Artinya, dapat diduga bahwa derajat bargaining PBNU dalam politik sebenarnya menurun. Jika pada era Kiai Said NU bisa mengirimkan kadernya menjadi Wakil Presiden, kini PBNU hanya bisa mengamankan agenda Pilpres demi orang lain. Oleh sebab itu, PBNU terlihat sangat sibuk memagari NU dari PKB, sementara medan politik NU justru dipagari dari luar.

Masalahnya, tidak ada bukti bahwa hal ini menurunkan suara PKB. Justru, suara PKB naik pada Pemilu 2024.

Melihat situasi ini, mudah membayangkan bahwa daya tawar organisasi semakin mengecil karena tidak berhasil menjegal Cak Imin secara efektif, yang kini justru tetap eksis di rezim saat ini.

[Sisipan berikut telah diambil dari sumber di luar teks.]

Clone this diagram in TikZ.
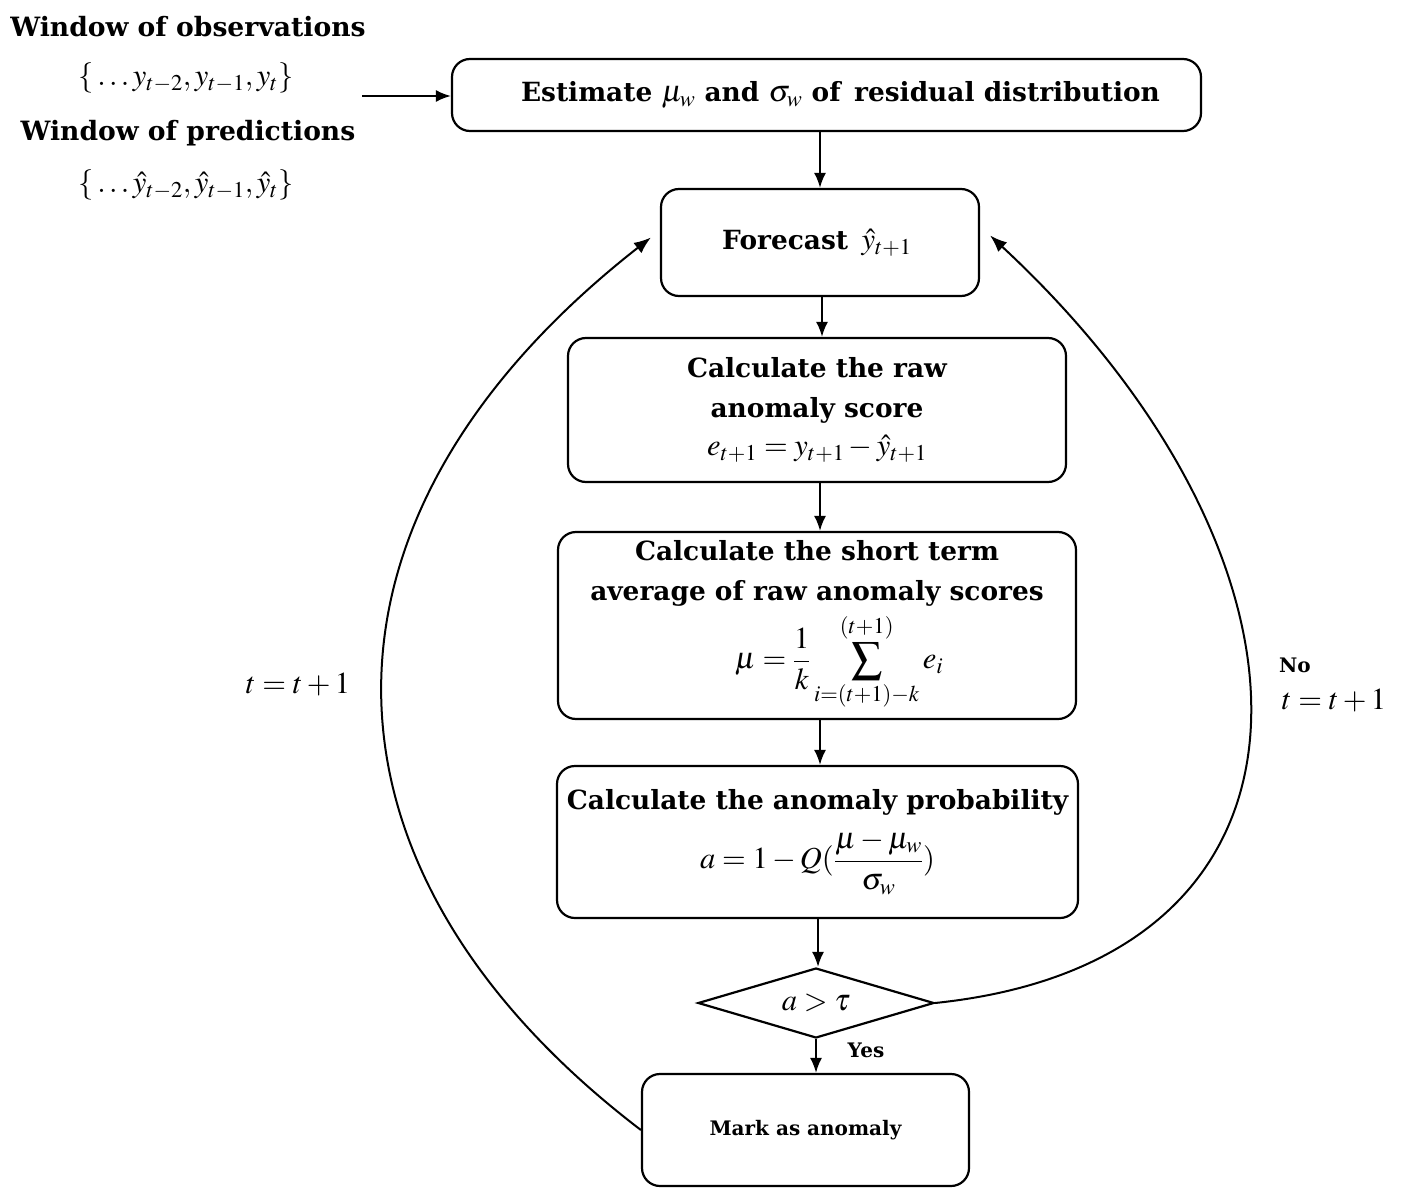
\documentclass[tikz,border=0pt]{standalone}
\usepackage{mathptmx}
\usepackage{fontspec}
\setmainfont{DejaVu Serif}
\usetikzlibrary{shapes.geometric,arrows.meta,calc}
\newcommand{\mfs}{\fontsize{30.5}{36}\selectfont}
\begin{document}
\begin{tikzpicture}[x=1pt,y=-1pt,
  box/.style={draw, line width=2.2pt, rounded corners=18pt, inner sep=0pt, align=center,
    font=\bfseries\fontsize{26.4}{40}\selectfont},
  lbl/.style={inner sep=0pt, align=center, font=\bfseries\fontsize{26.6}{40}\selectfont},
  mth/.style={inner sep=0pt, font=\mfs},
  small/.style={inner sep=0pt, font=\bfseries\fontsize{20}{28}\selectfont},
  arr/.style={-{Latex[length=15pt,width=12pt]}, line width=2pt},
  loop/.style={-{Latex[length=17pt,width=13pt]}, line width=2pt}]
\useasboundingbox (0,0) rectangle (1422,1204);

\node[lbl] (wo) at (188,27) {Window of observations};
\node[mth] (yo) at (186,78) {$\{\,.\,.\,.\,y_{t-2}, y_{t-1}, y_t\}$};
\node[lbl] (wp) at (188,133) {Window of predictions};
\node[mth] (yp) at (186,185) {$\{\,.\,.\,.\,\hat{y}_{t-2}, \hat{y}_{t-1}, \hat{y}_t\}$};
\coordinate (in) at (362,96);

\node[box, minimum width=749pt, minimum height=72pt] (B1) at (826.5,95)
  {\hspace*{28pt}Estimate {\mfs$\mu_w$} and {\mfs$\sigma_w$} of\, residual distribution};
\node[box, minimum width=318pt, minimum height=107pt] (B2) at (820,242.5)
  {Forecast\, {\mfs$\hat{y}_{t+1}$}\hspace*{6pt}};
\node[box, minimum width=498pt, minimum height=144pt] (B3) at (817,410)
  {Calculate the raw\\anomaly score\\[-2pt]{\mfs$e_{t+1} = y_{t+1} - \hat{y}_{t+1}$}};
\node[box, minimum width=518pt, minimum height=187pt] (B4) at (817,625.5)
  {Calculate the short term\\average of raw anomaly scores\\[6pt]
   \hspace*{44pt}{\mfs$\displaystyle \mu = \frac{1}{k}\sum_{i=(t+1)-k}^{(t+1)} e_i$}};
\node[box, minimum width=521pt, minimum height=152pt] (B5) at (817.5,842)
  {Calculate the anomaly probability\\[14pt]
   {\mfs$\displaystyle a = 1 - Q(\frac{\mu-\mu_w}{\sigma_w})$}};
\node[draw, diamond, aspect=3.37, minimum width=236pt, minimum height=70pt, inner sep=0pt,
  line width=2.2pt, font=\mfs] (D) at (816,1003) {$a > \tau$};
\node[box, minimum width=327pt, minimum height=112pt,
  font=\bfseries\fontsize{20}{28}\selectfont] (B6) at (805.5,1130) {Mark as anomaly};

\node[mth] (tl) at (298,685) {$t = t + 1$};
\node[small] (no) at (1295,665) {No};
\node[mth] (tr) at (1334,701) {$t = t + 1$};
\node[small] (yes) at (866,1050) {Yes};

\draw[arr] (in) -- (in -| B1.west);
\draw[arr] (B1.south -| B2.north) -- (B2.north);
\draw[arr] (B2.south -| 822,0) -- (B3.north -| 822,0);
\draw[arr] (B3.south -| 820,0) -- (B4.north -| 820,0);
\draw[arr] (B4.south -| 820,0) -- (B5.north -| 820,0);
\draw[arr] (B5.south -| 818,0) -- (D.north -| 818,0);
\draw[arr] (D.south) -- (D.south |- B6.north);

\draw[loop] (B6.west) .. controls (300,870) and (290,520) .. ($(B2.west)+(-9,-5)$);
\draw[loop] (D.east) .. controls (1350,960) and (1340,560) .. ($(B2.east)+(10,-7)$);
\end{tikzpicture}
\end{document}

Lalu bagaimana jika PBNU ingin mengembalikan daya tawar politiknya? Tentu ini soal menghormati proses. Minimal, ada proses berpikir yang disajikan kepada publik—seperti melakukan kajian atau mengutarakan kritik, sekecil apa pun.

Hal ini terjadi pada era Buya Said. Meskipun pada akhirnya cenderung bernegosiasi dengan pemerintah, Buya Said tetap menunjukkan bahwa kritik terhadap kebijakan tetap perlu diajukan agar komunikasi dengan penguasa menjadi lebih setara.

Saat ini, sikap kritis PBNU lebih sering diambil alih oleh Gus Ulil lewat opini-opininya. Namun, berapa kali pun beliau melakukannya, common sense masyarakat tetap tidak terobati.

Pertanyaannya, Gus men (yaqut) apa kabar ya?